Дмитрий Колчигин. Нотунг: Стихотворения.
– Алматы, 2012. – 186 с.
Книга Дмитрия Колчигина «Нотунг» – это попытка создания метапространства, внутри которого единым хором могли бы прозвучать все возможные и невозможные речевые регистры. Обладающие сложной визуальной, звуковой, смысловой структурой, стиховые композиции (сверхповести) Колчигина выполнены в различных техниках, но объединены «идеей культурной параллелизации мифолегендарных, контрвекторных в диалектическом единстве мотивов Исхода и Вечного возвращения всех вещей».
Любой метод чтения сверхповестей Колчигина неизбежно заведет читателя в тупик, поскольку из лабиринта «Нотунга» a priori невозможно выйти. Вечное возвращение всего сущего плавно перетекает со страницы на страницу, принимая те или иные аморфные формы, застывая на строчках или им вопреки. Прежде всего конструкция «Нотунга» зиждется именно на абсурде и вышеупомянутой зауми:
Это лошадь из кубышки,
яд прожорливой макоши
и колеса мельниц Клеты
и макот метели клефты
копошится бывшим хлебом,
это лошадь из кубышки,
это к ним гнедая гнева
с неба давит невод
шестоцерки шизоцерки,
ШИСТОЦЕРКВИ
ШЕСТОДНЕВА.
О заумной природе поэзии, в частности, пишет сам автор в послесловии к книге: «Широкое использование природного звука (фонетической зауми) избавляет сочинение от необходимости описания чувств, переживаний, думок и других симулякров (…). Заумь значительно приближает объект творения к субъекту восприятия – система дестигната дестигната дестигната дестигната, господствующая в «умных» текстах и доводящая до своей цели жалкую тень первичной мысли, может быть таким образом, через прямые отождествления, значительно упрощена».
Поэзия Колчигина растет из самой сердцевины метаязыка (не только говорящего, но и изображающего, воющего и жестикулирующего); она стихийна и наполнена мистико-религиозной образностью.
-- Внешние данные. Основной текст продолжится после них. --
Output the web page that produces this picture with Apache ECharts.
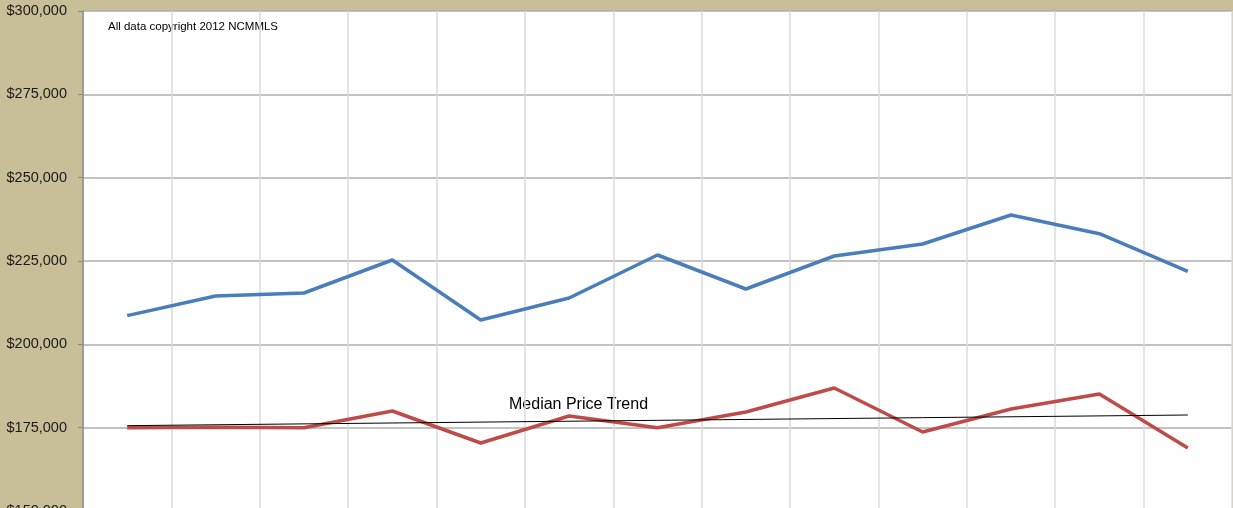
<!DOCTYPE html>
<html>
<head>
<meta charset="utf-8">
<script src="https://cdn.jsdelivr.net/npm/echarts@6/dist/echarts.min.js"></script>
<style>
html,body{margin:0;padding:0;background:#c8bf98;}
#chart{width:1233px;height:508px;}
</style>
</head>
<body>
<div id="chart"></div>
<script>
var categories = ['1','2','3','4','5','6','7','8','9','10','11','12','13'];
var averagePrice = [208600, 214500, 215400, 225300, 207300, 213900, 226800, 216600, 226500, 230100, 238800, 233200, 221900];
var medianPrice = [175000, 175100, 175000, 180000, 170400, 178500, 175000, 179700, 186900, 173700, 180600, 185100, 168900];
var medianTrend = [175600, null, null, null, null, null, null, null, null, null, null, null, 178800];
var yMin = 150000, yMax = 300000, yStep = 25000;

var chart = echarts.init(document.getElementById('chart'), null, {renderer:'canvas'});
chart.setOption({
  backgroundColor: '#c8bf98',
  animation: false,
  grid: {left: 83, top: 11, right: 1, height: 500, outerBoundsMode: 'none', containLabel: false,
         show: true, backgroundColor: '#ffffff', borderWidth: 0},
  xAxis: {
    type: 'category', data: categories, boundaryGap: true,
    axisLine: {show: false}, axisTick: {show: false}, axisLabel: {show: false},
    splitLine: {show: true, interval: 0, lineStyle: {color: '#dadada', width: 1.5}}
  },
  yAxis: {
    type: 'value', min: yMin, max: yMax, interval: yStep,
    axisLine: {show: true, lineStyle: {color: '#868686', width: 1.5}},
    axisTick: {show: true, length: 5, lineStyle: {color: '#868686'}},
    axisLabel: {
      margin: 16, color: '#1a1a1a', fontFamily: 'Liberation Sans', fontSize: 14.5,
      formatter: function (v) { return '$' + v.toLocaleString('en-US'); }
    },
    splitLine: {show: true, lineStyle: {color: '#aeaeae', width: 1.5}}
  },
  series: [
    {name: 'Average Price', type: 'line', data: averagePrice, symbol: 'none',
     lineStyle: {color: '#4a7ebb', width: 3.5}, z: 3},
    {name: 'Median Price', type: 'line', data: medianPrice, symbol: 'none',
     lineStyle: {color: '#be4b48', width: 3.5}, z: 3},
    {name: 'Median Price Trend', type: 'line', data: medianTrend, symbol: 'none', connectNulls: true,
     lineStyle: {color: '#000000', width: 1}, z: 4}
  ],
  graphic: [
    {type: 'text', left: 108, top: 21, style: {text: 'All data copyright 2012 NCMMLS', fill: '#000', font: '11.5px "Liberation Sans"'}},
    {type: 'text', left: 509, top: 397, style: {text: 'Median Price Trend', fill: '#000', font: '16px "Liberation Sans"'}}
  ]
});
</script>
</body>
</html>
Автор ре/деструктурирует нормативное речевое пространство, определенным образом соприкасаясь с постмодернистским мертвым автором и метатекстом, проглатывающим все и вся. Но при всем при этом Колчигин не отказывается от метафизичности, иерархии образов, и автор устраняется здесь не сразу, а лишь после завершения работы. Герметичные территории сверхповестей смешивают в своем нутре визуальное, музыкальное и словесное; заумь здесь первична, остальное – ее декорации и облачения.
Заумь значительно приближает объект творения к субъекту восприятия. Фото Александра Курбатова |
Метапоэтические тексты перемежаются с краткими автокомментариями, не уступающими сверхповестям в своей поэтичности. Так, мы читаем следующее объяснение абсурдной природы мира: «Вода не знает ничего христианского; но только она способна создавать подвижную основу таинства; но без воды не будет христианства. Абсурд не знает творчества, но творчество должно осознавать себя как часть абсурда. Нет ни нового бога, ни критического разума без подземных вод Древних, по сравнению с которыми тотемическая пракультура – новое слово моды…» Абсурд – механизм, приводящий в движение пространство «Нотунга»: «ос собора рабов/ мозговой терменвокс/ крепкий гроб – коробок/ б-г обедает воск». Здесь заумны не только кирпичики-слова и структуры высказывания, здесь заумна сама идея речи, то есть это еще большее отрицание нормативного «умного» текста, нежели вакуумная «Поэма Конца» Гнедова, «кнуструэмы» Чичерина или «железобетонные поэмы» Каменского.
Поэтические конструкции Колчигина глубоко анаграмматичны, иногда это практически чистое анаграмматическое письмо: «Атональные долмы Тота / об таланты Тантала топот». В пространстве «Нотунга» все созвучно, даже облик символов. Рациональные структуры сталкиваются с иррациональным воплощением. Первичный смысл заменяется звуковой оболочкой; анаграмматического соответствия достаточно для соединения слов внутри строки, если понятие строки вообще применимо к сверхповестям «Нотунга».
«Дмитрий Колчигин активно использует для создания поэтических произведений музыкальные формы на основе разных языков и погружения в многомерные пространства духовных, философских и художественных практик», – пишет в предисловии к «Нотунгу» Сергей Бирюков. Действительно, нам предложено взглянуть на философско-художественные территории речи сквозь призму музыки, изложенную не (и не только) на нотном стане, но и в прихотливых извивах языковых контуров, обволакивающих каждую сверповесть Колчигина. Находясь на стыке всех существующих авангардных практик, автор сделал тот самый следующий радикальный шаг – к синтезу речевой и внеречевой природы; к созданию универсального поэтического высказывания.